→ The task
Copy exactly, and only, the lines below from the first through the one containing "import matplotlib.pyplot as plt", both included; pictures are omitted.

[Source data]
╔══

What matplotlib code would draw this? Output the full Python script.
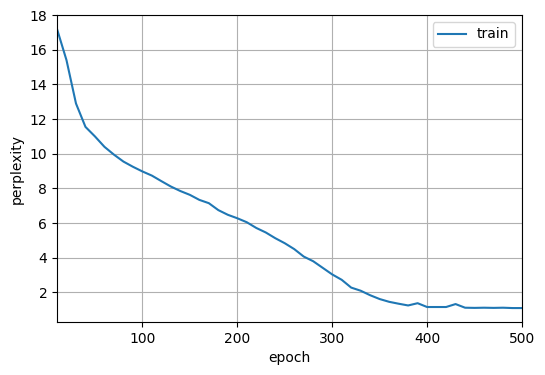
import matplotlib
matplotlib.use("Agg")
import matplotlib.pyplot as plt

epochs = list(range(10, 510, 10))
train_ppl = [17.2, 15.4, 12.9, 11.55, 11.0, 10.4, 9.95, 9.55, 9.25, 8.98,
             8.74, 8.42, 8.11, 7.85, 7.63, 7.34, 7.15, 6.75, 6.48, 6.28,
             6.05, 5.72, 5.46, 5.13, 4.84, 4.5, 4.07, 3.8, 3.42, 3.04,
             2.73, 2.28, 2.1, 1.84, 1.62, 1.46, 1.35, 1.25, 1.38, 1.16,
             1.16, 1.16, 1.33, 1.12, 1.11, 1.12, 1.11, 1.12, 1.10, 1.10]

fig = plt.figure(figsize=(5.45, 3.75), dpi=100)
ax = fig.add_axes([0.1046, 0.1413, 0.8532, 0.8187])
ax.plot(epochs, train_ppl, label="train")
ax.set_xlim(10, 500)
ax.set_xlabel("epoch")
ax.set_ylabel("perplexity")
ax.grid(True)
ax.legend(loc="upper right")
fig.savefig("out.png", dpi=100)
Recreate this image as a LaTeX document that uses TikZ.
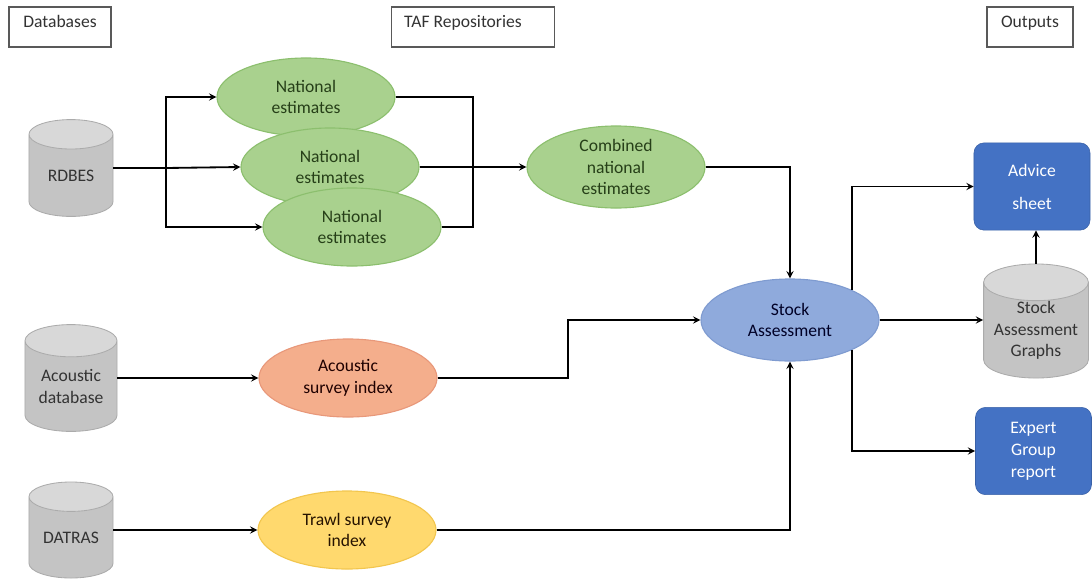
\documentclass[tikz,border=0pt]{standalone}
\usepackage{fontspec}
\setmainfont{Carlito}
\usetikzlibrary{shapes.geometric}
\tikzset{>=stealth}

\definecolor{estfill}{HTML}{A9D18E}
\definecolor{estline}{HTML}{8CBF6E}
\definecolor{esttext}{HTML}{263F18}
\definecolor{acfill}{HTML}{F4AE8C}
\definecolor{acline}{HTML}{E8987A}
\definecolor{trfill}{HTML}{FFD96E}
\definecolor{trline}{HTML}{F2C64E}
\definecolor{safill}{HTML}{8FAADC}
\definecolor{saline}{HTML}{7F9BD0}
\definecolor{outfill}{HTML}{4472C4}
\definecolor{dbbody}{HTML}{C4C4C4}
\definecolor{dbtop}{HTML}{D8D8D8}
\definecolor{dbline}{HTML}{ABABAB}

\begin{document}
\begin{tikzpicture}[x=0.025cm, y=-0.025cm,
  every node/.style={font=\fontsize{12.5}{15.5}\selectfont, align=center},
  header/.style={draw=black!65, fill=white, line width=0.8pt, minimum height=1cm,
    inner sep=0pt, text depth=8pt, text=black!80},
  oval/.style={ellipse, line width=0.8pt, minimum width=4.45cm, minimum height=1.95cm, inner sep=0pt},
  est/.style={oval, fill=estfill, draw=estline, text=esttext},
  db/.style={cylinder, shape border rotate=90, aspect=0.35, draw=dbline, line width=0.6pt,
    cylinder uses custom fill, cylinder body fill=dbbody, cylinder end fill=dbtop,
    inner sep=0pt, anchor=shape center, text=black!80},
  outbox/.style={rectangle, rounded corners=0.25cm, fill=outfill, draw=outfill!85!black,
    text=white, minimum width=2.9cm, minimum height=2.18cm},
  flow/.style={line width=1.3pt}]

\useasboundingbox (0,0) rectangle (1092,580);

% headers
\node[header, minimum width=2.55cm] (databases) at (60,27) {Databases};
\node[header, minimum width=4.08cm] (taf) at (473,27) {\hspace*{-0.5cm}TAF Repositories};
\node[header, minimum width=2.15cm] (outputs) at (1030,27) {Outputs};

% databases
\node[db, text width=2.1cm, minimum height=2.42cm] (rdbes) at (71,168) {RDBES};
\node[db, text width=2.3cm, minimum height=2.67cm] (acdb) at (71,378) {Acoustic\\database};
\node[db, text width=2.1cm, minimum height=2.4cm] (datras) at (71,530) {DATRAS};

% TAF repositories
\node[est] (ne1) at (306,97) {National\\estimates};
\node[est] (ne2) at (330,167) {National\\estimates};
\node[est] (ne3) at (352,227) {National\\estimates};
\node[est, minimum height=2.05cm] (comb) at (616,167) {Combined\\national\\estimates};
\node[oval, fill=acfill, draw=acline, text=black!80!red!60!black] (acou) at (348,378) {Acoustic\\survey index};
\node[oval, fill=trfill, draw=trline, text=black!85!orange] (trawl) at (347,530) {Trawl survey\\index};
\node[oval, fill=safill, draw=saline, minimum height=2.05cm, text=black!85!blue] (stock) at (790,320) {Stock\\Assessment};

% outputs
\node[outbox] (advice) at (1032,186.5) {Advice\\[8pt]sheet};
\node[db, text width=2.62cm, minimum height=2.7cm] (graphs) at (1036,321) {Stock\\Assessment\\Graphs};
\node[outbox] (expert) at (1033.5,451) {Expert\\Group\\report};

% connectors
\coordinate (split) at (166,168);
\coordinate (merge) at (473,167);
\coordinate (acbend) at (568,378);
\draw[flow] (rdbes.east |- rdbes.shape center) -- (split);
\draw[flow,->] (split) |- (ne1.west);
\draw[flow,->] (split) -- (ne2.west);
\draw[flow,->] (split) |- (ne3.west);
\draw[flow] (ne1.east) -| (merge);
\draw[flow] (ne3.east) -| (merge);
\draw[flow,->] (ne2.east) -- (comb.west);
\draw[flow,->] (comb.east) -| (stock.north);
\draw[flow,->] (acdb.east |- acdb.shape center) -- (acou.west);
\draw[flow,->] (acou.east) -- (acbend) |- (stock.west);
\draw[flow,->] (datras.east |- datras.shape center) -- (trawl.west);
\draw[flow,->] (trawl.east) -| (stock.south);
\draw[flow,->] (stock.26) |- (advice.west);
\draw[flow,->] (stock.-26) |- (expert.west);
\draw[flow,->] (stock.east) -- (graphs.west |- stock.east);
\draw[flow,->] (graphs.north) -- (graphs.north |- advice.south);
\end{tikzpicture}
\end{document}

╚══

→ Exercise output
What matplotlib code would draw this? Output the full Python script.
import matplotlib
matplotlib.use("Agg")
import matplotlib.pyplot as plt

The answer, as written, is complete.